WHAT IS BEING ASKED:
Transcribe the data in full and exactly, omitting any pictures.

DATA LINES:
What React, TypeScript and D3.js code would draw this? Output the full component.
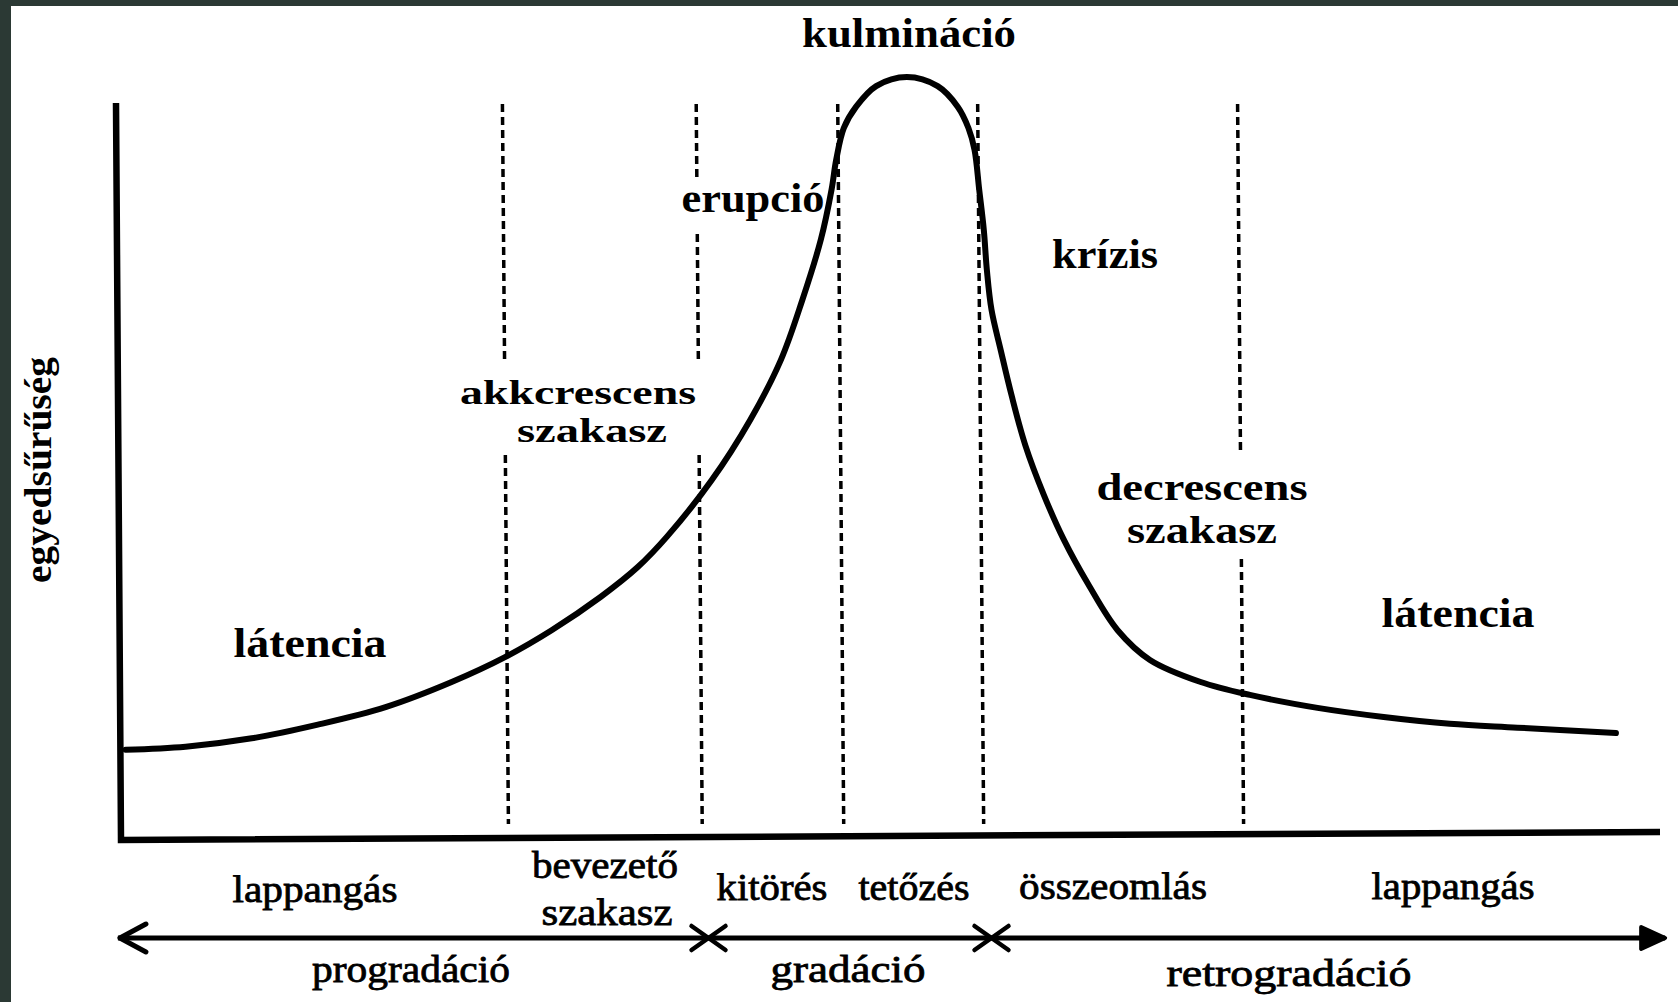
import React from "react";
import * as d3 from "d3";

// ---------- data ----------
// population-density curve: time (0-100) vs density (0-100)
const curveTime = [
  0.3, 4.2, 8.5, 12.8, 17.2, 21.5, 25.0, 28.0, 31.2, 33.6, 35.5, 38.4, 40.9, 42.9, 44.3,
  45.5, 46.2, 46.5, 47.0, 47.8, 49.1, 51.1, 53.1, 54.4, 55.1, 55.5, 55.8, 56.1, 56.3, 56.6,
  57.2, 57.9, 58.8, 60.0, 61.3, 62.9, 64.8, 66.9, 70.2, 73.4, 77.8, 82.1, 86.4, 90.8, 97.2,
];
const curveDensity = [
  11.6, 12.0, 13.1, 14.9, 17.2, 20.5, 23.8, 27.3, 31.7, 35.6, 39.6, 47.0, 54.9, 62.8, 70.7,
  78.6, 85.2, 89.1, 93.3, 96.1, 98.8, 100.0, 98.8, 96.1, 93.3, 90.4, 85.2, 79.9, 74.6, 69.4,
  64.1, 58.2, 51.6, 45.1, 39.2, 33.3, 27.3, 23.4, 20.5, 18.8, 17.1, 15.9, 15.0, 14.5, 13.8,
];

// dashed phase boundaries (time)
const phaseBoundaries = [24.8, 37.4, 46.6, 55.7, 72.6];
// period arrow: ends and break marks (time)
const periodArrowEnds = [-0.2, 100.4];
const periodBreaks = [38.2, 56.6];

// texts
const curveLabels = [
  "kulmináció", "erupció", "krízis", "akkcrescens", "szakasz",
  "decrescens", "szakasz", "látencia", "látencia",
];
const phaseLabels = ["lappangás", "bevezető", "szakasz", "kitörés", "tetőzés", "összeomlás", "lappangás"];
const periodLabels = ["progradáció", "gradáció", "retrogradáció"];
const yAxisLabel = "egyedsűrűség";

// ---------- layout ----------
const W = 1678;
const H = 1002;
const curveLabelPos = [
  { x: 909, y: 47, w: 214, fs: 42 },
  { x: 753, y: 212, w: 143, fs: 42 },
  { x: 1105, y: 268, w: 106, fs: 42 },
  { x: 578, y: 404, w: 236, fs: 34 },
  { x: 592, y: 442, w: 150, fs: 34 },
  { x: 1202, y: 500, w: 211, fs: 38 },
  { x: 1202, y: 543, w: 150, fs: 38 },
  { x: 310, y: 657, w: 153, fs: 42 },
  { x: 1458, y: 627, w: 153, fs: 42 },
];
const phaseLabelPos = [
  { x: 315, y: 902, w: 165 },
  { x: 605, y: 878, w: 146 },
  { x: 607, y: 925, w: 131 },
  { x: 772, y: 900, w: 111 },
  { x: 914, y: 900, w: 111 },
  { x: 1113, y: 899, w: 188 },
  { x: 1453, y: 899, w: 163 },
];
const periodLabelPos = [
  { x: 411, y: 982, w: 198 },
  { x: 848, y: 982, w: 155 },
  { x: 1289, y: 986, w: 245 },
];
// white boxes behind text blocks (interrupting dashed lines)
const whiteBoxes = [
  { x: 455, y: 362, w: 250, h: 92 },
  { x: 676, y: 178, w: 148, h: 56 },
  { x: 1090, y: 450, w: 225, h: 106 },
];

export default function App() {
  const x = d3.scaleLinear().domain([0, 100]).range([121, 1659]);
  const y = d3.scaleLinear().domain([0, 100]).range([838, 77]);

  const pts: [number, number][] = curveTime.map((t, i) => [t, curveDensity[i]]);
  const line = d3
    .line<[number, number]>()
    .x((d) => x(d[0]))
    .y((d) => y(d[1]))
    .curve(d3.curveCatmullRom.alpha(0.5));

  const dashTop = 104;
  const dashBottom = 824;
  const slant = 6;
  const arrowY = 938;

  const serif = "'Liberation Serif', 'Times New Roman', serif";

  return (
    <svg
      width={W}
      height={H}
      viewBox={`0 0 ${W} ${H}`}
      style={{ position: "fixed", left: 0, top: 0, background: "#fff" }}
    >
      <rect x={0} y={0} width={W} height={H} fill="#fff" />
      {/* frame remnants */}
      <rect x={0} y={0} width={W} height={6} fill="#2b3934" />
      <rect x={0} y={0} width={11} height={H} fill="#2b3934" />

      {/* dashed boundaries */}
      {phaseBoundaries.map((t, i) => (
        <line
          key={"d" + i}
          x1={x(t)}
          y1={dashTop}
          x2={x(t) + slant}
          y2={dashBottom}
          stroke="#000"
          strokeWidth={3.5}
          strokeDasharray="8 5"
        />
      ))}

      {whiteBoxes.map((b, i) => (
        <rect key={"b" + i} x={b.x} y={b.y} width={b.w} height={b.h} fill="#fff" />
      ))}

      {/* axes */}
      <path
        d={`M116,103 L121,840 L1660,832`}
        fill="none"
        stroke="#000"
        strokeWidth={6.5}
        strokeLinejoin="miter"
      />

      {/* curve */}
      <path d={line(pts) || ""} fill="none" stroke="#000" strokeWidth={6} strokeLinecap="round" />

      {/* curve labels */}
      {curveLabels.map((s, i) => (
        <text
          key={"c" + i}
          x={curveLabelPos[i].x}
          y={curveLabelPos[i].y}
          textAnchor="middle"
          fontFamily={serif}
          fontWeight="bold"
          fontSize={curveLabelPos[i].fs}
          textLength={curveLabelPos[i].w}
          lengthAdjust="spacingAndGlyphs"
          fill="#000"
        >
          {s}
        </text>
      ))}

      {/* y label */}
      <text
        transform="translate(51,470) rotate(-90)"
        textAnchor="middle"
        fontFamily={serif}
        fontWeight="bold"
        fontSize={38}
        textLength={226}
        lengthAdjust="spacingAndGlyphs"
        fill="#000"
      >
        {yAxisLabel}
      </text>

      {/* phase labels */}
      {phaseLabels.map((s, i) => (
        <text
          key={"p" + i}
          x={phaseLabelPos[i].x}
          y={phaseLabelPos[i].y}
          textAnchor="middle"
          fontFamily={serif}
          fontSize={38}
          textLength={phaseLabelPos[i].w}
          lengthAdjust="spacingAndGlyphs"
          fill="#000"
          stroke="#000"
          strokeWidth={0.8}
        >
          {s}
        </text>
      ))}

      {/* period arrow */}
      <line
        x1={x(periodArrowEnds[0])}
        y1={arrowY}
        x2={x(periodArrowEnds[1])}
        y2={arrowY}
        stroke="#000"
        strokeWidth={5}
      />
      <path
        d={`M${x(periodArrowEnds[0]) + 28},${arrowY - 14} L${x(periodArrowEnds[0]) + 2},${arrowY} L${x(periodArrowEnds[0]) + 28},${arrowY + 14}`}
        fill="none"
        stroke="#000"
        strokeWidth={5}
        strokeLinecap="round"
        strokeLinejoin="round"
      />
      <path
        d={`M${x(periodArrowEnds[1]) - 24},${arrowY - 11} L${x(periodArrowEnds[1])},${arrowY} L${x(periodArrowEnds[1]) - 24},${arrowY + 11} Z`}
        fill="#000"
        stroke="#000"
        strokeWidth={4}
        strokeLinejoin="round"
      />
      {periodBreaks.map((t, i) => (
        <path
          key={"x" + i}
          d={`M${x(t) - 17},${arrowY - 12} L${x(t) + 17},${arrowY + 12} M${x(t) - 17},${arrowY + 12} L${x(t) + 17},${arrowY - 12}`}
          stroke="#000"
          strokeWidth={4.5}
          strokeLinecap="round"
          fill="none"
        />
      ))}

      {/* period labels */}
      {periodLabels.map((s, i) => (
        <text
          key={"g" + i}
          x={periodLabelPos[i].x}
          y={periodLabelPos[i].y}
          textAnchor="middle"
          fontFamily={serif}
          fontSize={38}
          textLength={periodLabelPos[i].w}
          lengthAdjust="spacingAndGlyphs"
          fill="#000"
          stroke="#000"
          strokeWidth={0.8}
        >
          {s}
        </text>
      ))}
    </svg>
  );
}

SOLUTION TO THIS TASK:
What React, TypeScript and D3.js code would draw this? Output the full component.
import React from "react";
import * as d3 from "d3";

// ---------- data ----------
// population-density curve: time (0-100) vs density (0-100)
const curveTime = [
  0.3, 4.2, 8.5, 12.8, 17.2, 21.5, 25.0, 28.0, 31.2, 33.6, 35.5, 38.4, 40.9, 42.9, 44.3,
  45.5, 46.2, 46.5, 47.0, 47.8, 49.1, 51.1, 53.1, 54.4, 55.1, 55.5, 55.8, 56.1, 56.3, 56.6,
  57.2, 57.9, 58.8, 60.0, 61.3, 62.9, 64.8, 66.9, 70.2, 73.4, 77.8, 82.1, 86.4, 90.8, 97.2,
];
const curveDensity = [
  11.6, 12.0, 13.1, 14.9, 17.2, 20.5, 23.8, 27.3, 31.7, 35.6, 39.6, 47.0, 54.9, 62.8, 70.7,
  78.6, 85.2, 89.1, 93.3, 96.1, 98.8, 100.0, 98.8, 96.1, 93.3, 90.4, 85.2, 79.9, 74.6, 69.4,
  64.1, 58.2, 51.6, 45.1, 39.2, 33.3, 27.3, 23.4, 20.5, 18.8, 17.1, 15.9, 15.0, 14.5, 13.8,
];

// dashed phase boundaries (time)
const phaseBoundaries = [24.8, 37.4, 46.6, 55.7, 72.6];
// period arrow: ends and break marks (time)
const periodArrowEnds = [-0.2, 100.4];
const periodBreaks = [38.2, 56.6];

// texts
const curveLabels = [
  "kulmináció", "erupció", "krízis", "akkcrescens", "szakasz",
  "decrescens", "szakasz", "látencia", "látencia",
];
const phaseLabels = ["lappangás", "bevezető", "szakasz", "kitörés", "tetőzés", "összeomlás", "lappangás"];
const periodLabels = ["progradáció", "gradáció", "retrogradáció"];
const yAxisLabel = "egyedsűrűség";

// ---------- layout ----------
const W = 1678;
const H = 1002;
const curveLabelPos = [
  { x: 909, y: 47, w: 214, fs: 42 },
  { x: 753, y: 212, w: 143, fs: 42 },
  { x: 1105, y: 268, w: 106, fs: 42 },
  { x: 578, y: 404, w: 236, fs: 34 },
  { x: 592, y: 442, w: 150, fs: 34 },
  { x: 1202, y: 500, w: 211, fs: 38 },
  { x: 1202, y: 543, w: 150, fs: 38 },
  { x: 310, y: 657, w: 153, fs: 42 },
  { x: 1458, y: 627, w: 153, fs: 42 },
];
const phaseLabelPos = [
  { x: 315, y: 902, w: 165 },
  { x: 605, y: 878, w: 146 },
  { x: 607, y: 925, w: 131 },
  { x: 772, y: 900, w: 111 },
  { x: 914, y: 900, w: 111 },
  { x: 1113, y: 899, w: 188 },
  { x: 1453, y: 899, w: 163 },
];
const periodLabelPos = [
  { x: 411, y: 982, w: 198 },
  { x: 848, y: 982, w: 155 },
  { x: 1289, y: 986, w: 245 },
];
// white boxes behind text blocks (interrupting dashed lines)
const whiteBoxes = [
  { x: 455, y: 362, w: 250, h: 92 },
  { x: 676, y: 178, w: 148, h: 56 },
  { x: 1090, y: 450, w: 225, h: 106 },
];

export default function App() {
  const x = d3.scaleLinear().domain([0, 100]).range([121, 1659]);
  const y = d3.scaleLinear().domain([0, 100]).range([838, 77]);

  const pts: [number, number][] = curveTime.map((t, i) => [t, curveDensity[i]]);
  const line = d3
    .line<[number, number]>()
    .x((d) => x(d[0]))
    .y((d) => y(d[1]))
    .curve(d3.curveCatmullRom.alpha(0.5));

  const dashTop = 104;
  const dashBottom = 824;
  const slant = 6;
  const arrowY = 938;

  const serif = "'Liberation Serif', 'Times New Roman', serif";

  return (
    <svg
      width={W}
      height={H}
      viewBox={`0 0 ${W} ${H}`}
      style={{ position: "fixed", left: 0, top: 0, background: "#fff" }}
    >
      <rect x={0} y={0} width={W} height={H} fill="#fff" />
      {/* frame remnants */}
      <rect x={0} y={0} width={W} height={6} fill="#2b3934" />
      <rect x={0} y={0} width={11} height={H} fill="#2b3934" />

      {/* dashed boundaries */}
      {phaseBoundaries.map((t, i) => (
        <line
          key={"d" + i}
          x1={x(t)}
          y1={dashTop}
          x2={x(t) + slant}
          y2={dashBottom}
          stroke="#000"
          strokeWidth={3.5}
          strokeDasharray="8 5"
        />
      ))}

      {whiteBoxes.map((b, i) => (
        <rect key={"b" + i} x={b.x} y={b.y} width={b.w} height={b.h} fill="#fff" />
      ))}

      {/* axes */}
      <path
        d={`M116,103 L121,840 L1660,832`}
        fill="none"
        stroke="#000"
        strokeWidth={6.5}
        strokeLinejoin="miter"
      />

      {/* curve */}
      <path d={line(pts) || ""} fill="none" stroke="#000" strokeWidth={6} strokeLinecap="round" />

      {/* curve labels */}
      {curveLabels.map((s, i) => (
        <text
          key={"c" + i}
          x={curveLabelPos[i].x}
          y={curveLabelPos[i].y}
          textAnchor="middle"
          fontFamily={serif}
          fontWeight="bold"
          fontSize={curveLabelPos[i].fs}
          textLength={curveLabelPos[i].w}
          lengthAdjust="spacingAndGlyphs"
          fill="#000"
        >
          {s}
        </text>
      ))}

      {/* y label */}
      <text
        transform="translate(51,470) rotate(-90)"
        textAnchor="middle"
        fontFamily={serif}
        fontWeight="bold"
        fontSize={38}
        textLength={226}
        lengthAdjust="spacingAndGlyphs"
        fill="#000"
      >
        {yAxisLabel}
      </text>

      {/* phase labels */}
      {phaseLabels.map((s, i) => (
        <text
          key={"p" + i}
          x={phaseLabelPos[i].x}
          y={phaseLabelPos[i].y}
          textAnchor="middle"
          fontFamily={serif}
          fontSize={38}
          textLength={phaseLabelPos[i].w}
          lengthAdjust="spacingAndGlyphs"
          fill="#000"
          stroke="#000"
          strokeWidth={0.8}
        >
          {s}
        </text>
      ))}

      {/* period arrow */}
      <line
        x1={x(periodArrowEnds[0])}
        y1={arrowY}
        x2={x(periodArrowEnds[1])}
        y2={arrowY}
        stroke="#000"
        strokeWidth={5}
      />
      <path
        d={`M${x(periodArrowEnds[0]) + 28},${arrowY - 14} L${x(periodArrowEnds[0]) + 2},${arrowY} L${x(periodArrowEnds[0]) + 28},${arrowY + 14}`}
        fill="none"
        stroke="#000"
        strokeWidth={5}
        strokeLinecap="round"
        strokeLinejoin="round"
      />
      <path
        d={`M${x(periodArrowEnds[1]) - 24},${arrowY - 11} L${x(periodArrowEnds[1])},${arrowY} L${x(periodArrowEnds[1]) - 24},${arrowY + 11} Z`}
        fill="#000"
        stroke="#000"
        strokeWidth={4}
        strokeLinejoin="round"
      />
      {periodBreaks.map((t, i) => (
        <path
          key={"x" + i}
          d={`M${x(t) - 17},${arrowY - 12} L${x(t) + 17},${arrowY + 12} M${x(t) - 17},${arrowY + 12} L${x(t) + 17},${arrowY - 12}`}
          stroke="#000"
          strokeWidth={4.5}
          strokeLinecap="round"
          fill="none"
        />
      ))}

      {/* period labels */}
      {periodLabels.map((s, i) => (
        <text
          key={"g" + i}
          x={periodLabelPos[i].x}
          y={periodLabelPos[i].y}
          textAnchor="middle"
          fontFamily={serif}
          fontSize={38}
          textLength={periodLabelPos[i].w}
          lengthAdjust="spacingAndGlyphs"
          fill="#000"
          stroke="#000"
          strokeWidth={0.8}
        >
          {s}
        </text>
      ))}
    </svg>
  );
}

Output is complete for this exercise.